Written task: Exclude pictures. Extract exactly the lines from the one that contains "Give me the D3.js source for this chart." down to the one that contains "d3.scaleLinear().domain([rates[0], rates[3]]).range([162, 55])", both included.

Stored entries
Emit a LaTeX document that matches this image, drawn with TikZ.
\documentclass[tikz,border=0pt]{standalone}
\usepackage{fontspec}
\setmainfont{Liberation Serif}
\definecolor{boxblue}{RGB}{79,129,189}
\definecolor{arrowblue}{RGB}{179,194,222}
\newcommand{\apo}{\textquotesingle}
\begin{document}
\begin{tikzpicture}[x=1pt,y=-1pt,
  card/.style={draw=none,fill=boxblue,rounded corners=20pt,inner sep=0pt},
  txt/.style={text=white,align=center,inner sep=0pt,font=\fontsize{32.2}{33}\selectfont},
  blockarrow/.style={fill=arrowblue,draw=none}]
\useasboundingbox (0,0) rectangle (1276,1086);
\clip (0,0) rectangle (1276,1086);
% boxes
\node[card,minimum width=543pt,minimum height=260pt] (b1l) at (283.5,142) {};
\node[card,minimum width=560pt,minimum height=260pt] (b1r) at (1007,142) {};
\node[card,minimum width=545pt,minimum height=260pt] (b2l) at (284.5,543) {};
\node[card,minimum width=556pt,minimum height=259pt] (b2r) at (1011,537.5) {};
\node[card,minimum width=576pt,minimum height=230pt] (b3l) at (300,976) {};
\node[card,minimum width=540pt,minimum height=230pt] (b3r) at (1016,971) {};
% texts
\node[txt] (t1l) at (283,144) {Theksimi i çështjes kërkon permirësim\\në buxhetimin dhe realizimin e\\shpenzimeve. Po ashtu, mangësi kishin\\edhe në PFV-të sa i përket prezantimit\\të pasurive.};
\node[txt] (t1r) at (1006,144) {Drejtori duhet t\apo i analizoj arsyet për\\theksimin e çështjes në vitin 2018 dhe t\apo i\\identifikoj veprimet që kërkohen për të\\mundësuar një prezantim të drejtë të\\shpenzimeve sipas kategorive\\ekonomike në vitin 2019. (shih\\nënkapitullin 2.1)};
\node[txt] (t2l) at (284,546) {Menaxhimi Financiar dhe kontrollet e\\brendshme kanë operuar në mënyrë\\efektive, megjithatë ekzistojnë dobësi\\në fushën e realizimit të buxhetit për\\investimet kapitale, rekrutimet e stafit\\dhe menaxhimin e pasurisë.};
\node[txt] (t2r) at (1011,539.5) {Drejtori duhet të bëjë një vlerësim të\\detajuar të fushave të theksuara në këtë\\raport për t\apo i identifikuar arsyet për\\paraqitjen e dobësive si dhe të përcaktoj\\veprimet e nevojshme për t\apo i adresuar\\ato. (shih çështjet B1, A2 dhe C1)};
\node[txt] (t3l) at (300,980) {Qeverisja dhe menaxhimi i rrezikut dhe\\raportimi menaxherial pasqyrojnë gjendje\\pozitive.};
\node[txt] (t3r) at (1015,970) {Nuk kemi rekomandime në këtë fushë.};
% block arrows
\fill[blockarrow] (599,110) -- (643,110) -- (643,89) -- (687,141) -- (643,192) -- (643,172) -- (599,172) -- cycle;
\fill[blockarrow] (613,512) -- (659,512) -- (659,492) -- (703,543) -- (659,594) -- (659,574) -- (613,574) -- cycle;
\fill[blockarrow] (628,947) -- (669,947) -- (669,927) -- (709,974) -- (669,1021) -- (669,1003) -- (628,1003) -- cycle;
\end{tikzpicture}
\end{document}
* * *
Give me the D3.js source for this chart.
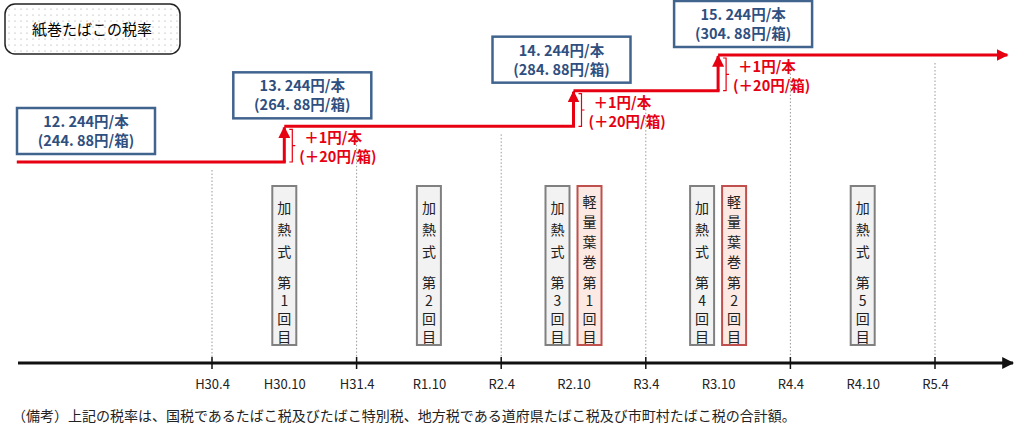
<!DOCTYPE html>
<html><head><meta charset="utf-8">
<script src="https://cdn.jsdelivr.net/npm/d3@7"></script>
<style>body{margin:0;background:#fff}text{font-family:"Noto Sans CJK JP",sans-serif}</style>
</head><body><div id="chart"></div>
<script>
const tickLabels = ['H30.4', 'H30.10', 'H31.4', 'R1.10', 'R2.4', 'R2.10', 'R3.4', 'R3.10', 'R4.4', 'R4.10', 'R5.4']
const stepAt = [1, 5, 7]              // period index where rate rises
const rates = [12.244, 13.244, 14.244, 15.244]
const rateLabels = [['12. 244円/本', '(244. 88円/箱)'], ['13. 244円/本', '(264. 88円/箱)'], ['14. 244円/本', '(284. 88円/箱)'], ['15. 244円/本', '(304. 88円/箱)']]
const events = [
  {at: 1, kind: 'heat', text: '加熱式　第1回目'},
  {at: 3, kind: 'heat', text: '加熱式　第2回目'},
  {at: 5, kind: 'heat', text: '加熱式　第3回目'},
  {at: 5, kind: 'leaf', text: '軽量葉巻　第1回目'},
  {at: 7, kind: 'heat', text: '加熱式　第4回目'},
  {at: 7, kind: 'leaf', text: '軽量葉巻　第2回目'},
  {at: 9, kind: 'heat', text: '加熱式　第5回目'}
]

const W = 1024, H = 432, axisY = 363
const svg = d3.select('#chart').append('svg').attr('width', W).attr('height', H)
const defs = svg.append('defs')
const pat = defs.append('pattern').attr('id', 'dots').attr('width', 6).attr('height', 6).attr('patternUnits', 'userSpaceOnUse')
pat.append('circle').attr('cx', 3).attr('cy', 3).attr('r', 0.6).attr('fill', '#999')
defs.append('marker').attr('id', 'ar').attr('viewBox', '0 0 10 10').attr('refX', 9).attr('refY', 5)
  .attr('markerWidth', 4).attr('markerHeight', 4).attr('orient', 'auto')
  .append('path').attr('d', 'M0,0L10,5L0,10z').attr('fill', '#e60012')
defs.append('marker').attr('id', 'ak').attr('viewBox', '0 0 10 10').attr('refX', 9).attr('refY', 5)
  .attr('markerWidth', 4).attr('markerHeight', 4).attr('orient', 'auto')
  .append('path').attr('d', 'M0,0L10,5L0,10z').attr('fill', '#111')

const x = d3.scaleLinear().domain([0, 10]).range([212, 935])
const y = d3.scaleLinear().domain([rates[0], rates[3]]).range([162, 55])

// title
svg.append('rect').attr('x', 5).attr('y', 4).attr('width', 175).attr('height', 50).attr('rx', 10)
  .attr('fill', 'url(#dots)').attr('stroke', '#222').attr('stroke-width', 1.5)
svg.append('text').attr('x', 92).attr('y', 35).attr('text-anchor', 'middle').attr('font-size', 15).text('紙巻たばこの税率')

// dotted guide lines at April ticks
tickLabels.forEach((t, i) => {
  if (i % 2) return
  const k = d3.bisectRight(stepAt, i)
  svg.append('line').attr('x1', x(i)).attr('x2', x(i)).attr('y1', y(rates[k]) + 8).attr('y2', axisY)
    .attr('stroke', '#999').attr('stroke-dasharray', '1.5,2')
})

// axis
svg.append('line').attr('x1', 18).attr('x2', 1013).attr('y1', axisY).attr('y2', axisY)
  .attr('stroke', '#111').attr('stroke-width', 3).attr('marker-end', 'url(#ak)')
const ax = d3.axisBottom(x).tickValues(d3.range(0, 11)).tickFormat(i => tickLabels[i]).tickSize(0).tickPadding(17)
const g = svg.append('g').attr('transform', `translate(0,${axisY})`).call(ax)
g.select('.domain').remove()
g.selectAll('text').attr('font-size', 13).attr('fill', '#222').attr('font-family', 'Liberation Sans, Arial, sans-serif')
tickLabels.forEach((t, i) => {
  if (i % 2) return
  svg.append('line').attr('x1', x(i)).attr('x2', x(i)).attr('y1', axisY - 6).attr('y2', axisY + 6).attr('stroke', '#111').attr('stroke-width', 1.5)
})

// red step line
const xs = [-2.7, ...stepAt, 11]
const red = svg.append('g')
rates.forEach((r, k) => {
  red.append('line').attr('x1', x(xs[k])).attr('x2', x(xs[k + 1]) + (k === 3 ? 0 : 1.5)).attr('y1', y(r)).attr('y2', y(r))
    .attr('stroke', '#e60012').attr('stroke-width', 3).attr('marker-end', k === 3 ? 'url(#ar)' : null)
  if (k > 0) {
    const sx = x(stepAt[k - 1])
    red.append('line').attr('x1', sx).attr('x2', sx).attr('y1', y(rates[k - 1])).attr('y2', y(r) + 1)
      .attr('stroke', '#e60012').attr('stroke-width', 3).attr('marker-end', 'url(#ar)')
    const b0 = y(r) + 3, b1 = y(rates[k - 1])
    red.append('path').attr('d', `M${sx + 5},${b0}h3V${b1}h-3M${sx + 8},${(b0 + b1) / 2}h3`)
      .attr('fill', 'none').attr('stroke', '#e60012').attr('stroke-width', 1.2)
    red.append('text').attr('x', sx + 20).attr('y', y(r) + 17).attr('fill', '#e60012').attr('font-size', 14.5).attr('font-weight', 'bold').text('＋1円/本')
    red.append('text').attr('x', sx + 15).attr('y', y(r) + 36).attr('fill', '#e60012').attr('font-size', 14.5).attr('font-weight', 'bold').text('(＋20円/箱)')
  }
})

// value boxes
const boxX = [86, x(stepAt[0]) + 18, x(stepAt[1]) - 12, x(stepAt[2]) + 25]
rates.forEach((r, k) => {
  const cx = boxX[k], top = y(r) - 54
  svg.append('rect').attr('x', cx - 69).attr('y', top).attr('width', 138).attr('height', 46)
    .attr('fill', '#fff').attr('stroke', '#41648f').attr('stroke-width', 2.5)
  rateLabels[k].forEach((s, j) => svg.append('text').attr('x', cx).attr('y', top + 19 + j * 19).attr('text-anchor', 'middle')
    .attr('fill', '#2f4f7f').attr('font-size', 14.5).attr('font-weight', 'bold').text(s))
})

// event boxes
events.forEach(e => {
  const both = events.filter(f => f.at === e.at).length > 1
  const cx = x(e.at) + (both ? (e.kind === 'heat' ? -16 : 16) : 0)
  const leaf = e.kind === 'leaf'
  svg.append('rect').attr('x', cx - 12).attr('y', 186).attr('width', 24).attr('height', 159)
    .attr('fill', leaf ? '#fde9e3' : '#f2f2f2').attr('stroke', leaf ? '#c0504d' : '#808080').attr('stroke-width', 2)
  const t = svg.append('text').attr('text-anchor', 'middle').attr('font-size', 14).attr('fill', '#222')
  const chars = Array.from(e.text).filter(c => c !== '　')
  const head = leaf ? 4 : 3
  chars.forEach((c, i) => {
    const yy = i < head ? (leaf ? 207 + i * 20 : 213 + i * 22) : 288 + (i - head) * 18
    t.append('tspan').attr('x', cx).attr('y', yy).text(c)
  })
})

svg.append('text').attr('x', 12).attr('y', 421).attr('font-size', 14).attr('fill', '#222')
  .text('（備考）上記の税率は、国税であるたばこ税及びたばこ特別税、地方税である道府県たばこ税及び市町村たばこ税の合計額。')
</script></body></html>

Solution to this exercise:
Give me the D3.js source for this chart.
<!DOCTYPE html>
<html><head><meta charset="utf-8">
<script src="https://cdn.jsdelivr.net/npm/d3@7"></script>
<style>body{margin:0;background:#fff}text{font-family:"Noto Sans CJK JP",sans-serif}</style>
</head><body><div id="chart"></div>
<script>
const tickLabels = ['H30.4', 'H30.10', 'H31.4', 'R1.10', 'R2.4', 'R2.10', 'R3.4', 'R3.10', 'R4.4', 'R4.10', 'R5.4']
const stepAt = [1, 5, 7]              // period index where rate rises
const rates = [12.244, 13.244, 14.244, 15.244]
const rateLabels = [['12. 244円/本', '(244. 88円/箱)'], ['13. 244円/本', '(264. 88円/箱)'], ['14. 244円/本', '(284. 88円/箱)'], ['15. 244円/本', '(304. 88円/箱)']]
const events = [
  {at: 1, kind: 'heat', text: '加熱式　第1回目'},
  {at: 3, kind: 'heat', text: '加熱式　第2回目'},
  {at: 5, kind: 'heat', text: '加熱式　第3回目'},
  {at: 5, kind: 'leaf', text: '軽量葉巻　第1回目'},
  {at: 7, kind: 'heat', text: '加熱式　第4回目'},
  {at: 7, kind: 'leaf', text: '軽量葉巻　第2回目'},
  {at: 9, kind: 'heat', text: '加熱式　第5回目'}
]

const W = 1024, H = 432, axisY = 363
const svg = d3.select('#chart').append('svg').attr('width', W).attr('height', H)
const defs = svg.append('defs')
const pat = defs.append('pattern').attr('id', 'dots').attr('width', 6).attr('height', 6).attr('patternUnits', 'userSpaceOnUse')
pat.append('circle').attr('cx', 3).attr('cy', 3).attr('r', 0.6).attr('fill', '#999')
defs.append('marker').attr('id', 'ar').attr('viewBox', '0 0 10 10').attr('refX', 9).attr('refY', 5)
  .attr('markerWidth', 4).attr('markerHeight', 4).attr('orient', 'auto')
  .append('path').attr('d', 'M0,0L10,5L0,10z').attr('fill', '#e60012')
defs.append('marker').attr('id', 'ak').attr('viewBox', '0 0 10 10').attr('refX', 9).attr('refY', 5)
  .attr('markerWidth', 4).attr('markerHeight', 4).attr('orient', 'auto')
  .append('path').attr('d', 'M0,0L10,5L0,10z').attr('fill', '#111')

const x = d3.scaleLinear().domain([0, 10]).range([212, 935])
const y = d3.scaleLinear().domain([rates[0], rates[3]]).range([162, 55])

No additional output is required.